Game of Trojans: Adaptive Adversaries Against Output-based Trojaned-Model Detectors
Dinuka Sahabandu, Xiaojun Xu, Arezoo Rajabi, Luyao Niu, Bhaskar Ramasubramanian, Bo Li, Radha Poovendran
TL;DR
The paper analyzes an adaptive adversary capable of retraining Trojaned DNNs with full knowledge of state-of-the-art output-based detectors and models their interaction as an iterative co-evolution game. It formalizes a min–max framework where the Trojaned model and detector are updated in alternation, proving that at equilibrium the Trojaned and clean output distributions become indistinguishable ($q_T = q_C$) and the adversary evades detection. A greedy, submodularity-based approach for selecting trigger-embedding samples is proposed, with a proven $1/2$-optimality guarantee for common losses, and empirical results across MNIST, CIFAR-10/100, and SpeechCommand show robust evasion of MNTD, NeuralCleanse, STRIP, and TABOR. The findings emphasize the vulnerability of current output-based detectors to adaptive adversaries and motivate the development of detectors capable of countering co-evolutionary backdoor attacks with stronger guarantees and broader threat models.
Abstract
We propose and analyze an adaptive adversary that can retrain a Trojaned DNN and is also aware of SOTA output-based Trojaned model detectors. We show that such an adversary can ensure (1) high accuracy on both trigger-embedded and clean samples and (2) bypass detection. Our approach is based on an observation that the high dimensionality of the DNN parameters provides sufficient degrees of freedom to simultaneously achieve these objectives. We also enable SOTA detectors to be adaptive by allowing retraining to recalibrate their parameters, thus modeling a co-evolution of parameters of a Trojaned model and detectors. We then show that this co-evolution can be modeled as an iterative game, and prove that the resulting (optimal) solution of this interactive game leads to the adversary successfully achieving the above objectives. In addition, we provide a greedy algorithm for the adversary to select a minimum number of input samples for embedding triggers.

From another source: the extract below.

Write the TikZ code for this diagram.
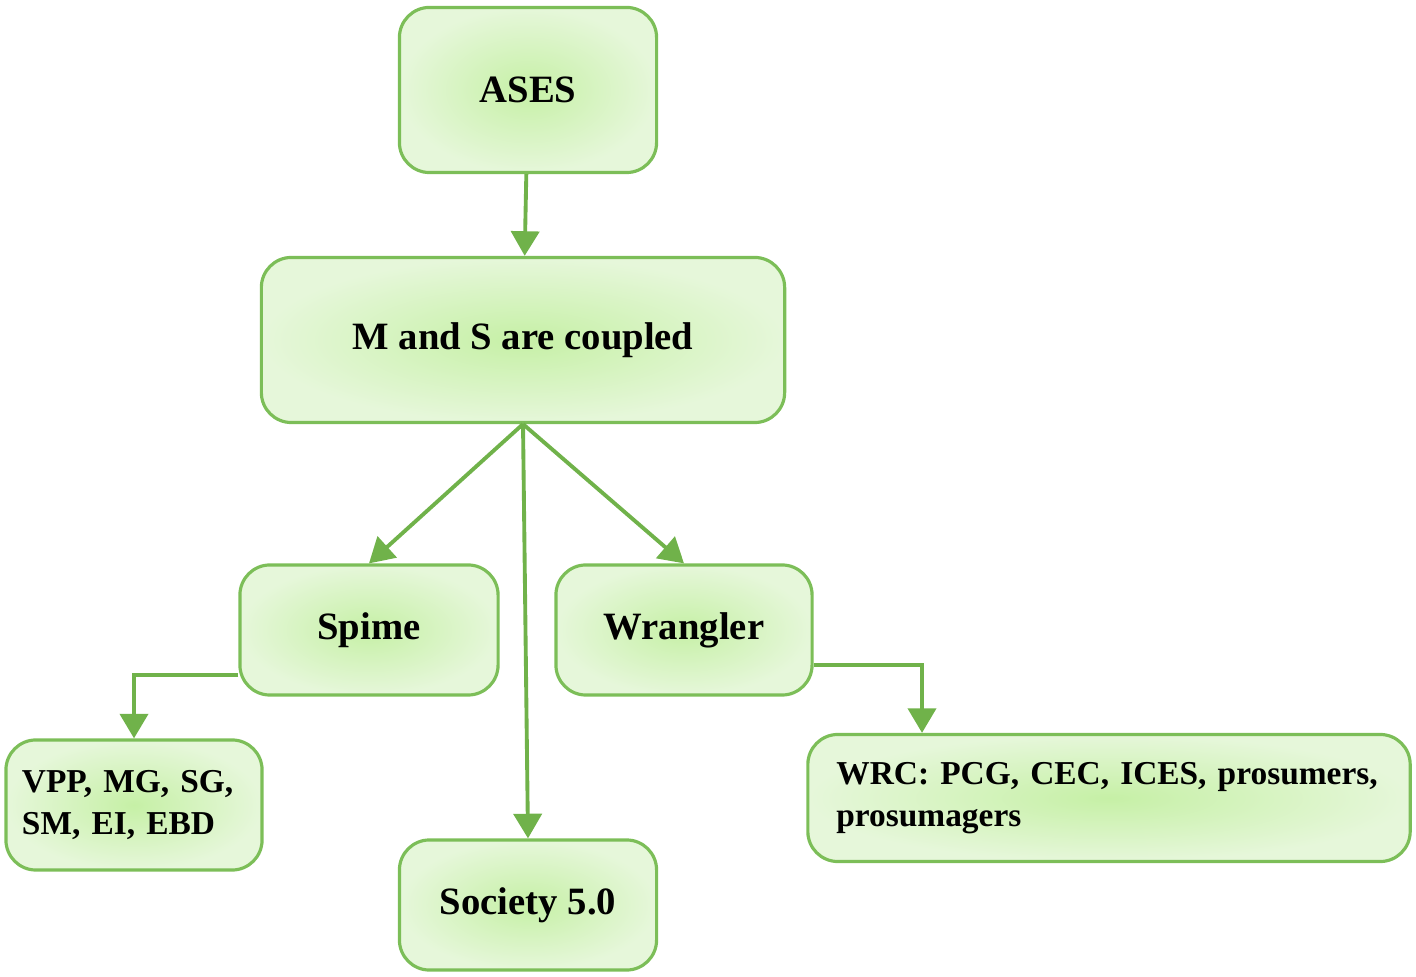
\documentclass[tikz,border=0pt]{standalone}
\usepackage{fontspec}
\setmainfont{Liberation Serif}
\usepackage{xcolor}
\definecolor{boxline}{RGB}{124,190,88}
\definecolor{boxin}{RGB}{198,240,166}
\definecolor{boxout}{RGB}{230,247,218}
\definecolor{arrowgreen}{RGB}{112,178,74}
\usetikzlibrary{positioning, arrows.meta, shapes.geometric}

\begin{document}
\begin{tikzpicture}[
  x=0.01cm, y=-0.01cm,
  box/.style={draw=boxline, line width=0.9pt, rounded corners=3mm,
              inner color=boxin, outer color=boxout,
              font=\fontsize{11}{14}\selectfont\bfseries, align=center},
  tall/.style={box, minimum width=2.57cm, minimum height=1.65cm},
  short/.style={box, minimum width=2.57cm, minimum height=1.3cm},
  small/.style={font=\fontsize{9.5}{12}\selectfont\bfseries, align=left},
  link/.style={draw=arrowgreen, line width=1.1pt,
               -{Triangle[width=8pt,length=7pt]}},
]
\useasboundingbox (0,0) rectangle (1416,977);

% Top levels
\node[tall] (ases) at (528,90) {ASES};
\node[tall, minimum width=5.23cm] (coupled) at (523,340) {M and S are coupled};

% Middle level
\node[short, minimum width=2.58cm] (spime) at (369,630) {Spime};
\node[short, minimum width=2.56cm] (wrangler) at (684,630) {Wrangler};

% Bottom level
\node[short, small, minimum width=2.56cm, text width=2.24cm] (grids) at (134,805)
  {VPP, MG, SG,\\SM, EI, EBD};
\node[short] (society) at (528,905) {Society 5.0};
\node[short, small, minimum width=6.02cm, minimum height=1.27cm, text width=5.45cm,
  inner xsep=0.285cm] (wrc) at (1109,798) {WRC: PCG, CEC, ICES, prosumers,\\prosumagers};

% Connectors
\draw[link] (ases) -- (coupled);
\draw[link] (coupled.south) -- (spime.north);
\draw[link] (coupled.south) -- (wrangler.north);
\draw[link] (coupled.south) -- (society.north);
\draw[link] (spime.west |- 0,675) -| (grids.north);
\draw[link] (wrangler.east |- 0,665) -| (wrc.north -| 922,0);
\end{tikzpicture}
\end{document}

We show that for cross-entropy or log-likelihood loss functions used by the DNNs, the greedy algorithm provides provable guarantees on the needed number of trigger-embedded input samples. Extensive experiments on four diverse datasets -- MNIST, CIFAR-10, CIFAR-100, and SpeechCommand -- reveal that the adversary effectively evades four SOTA output-based Trojaned model detectors: MNTD, NeuralCleanse, STRIP, and TABOR.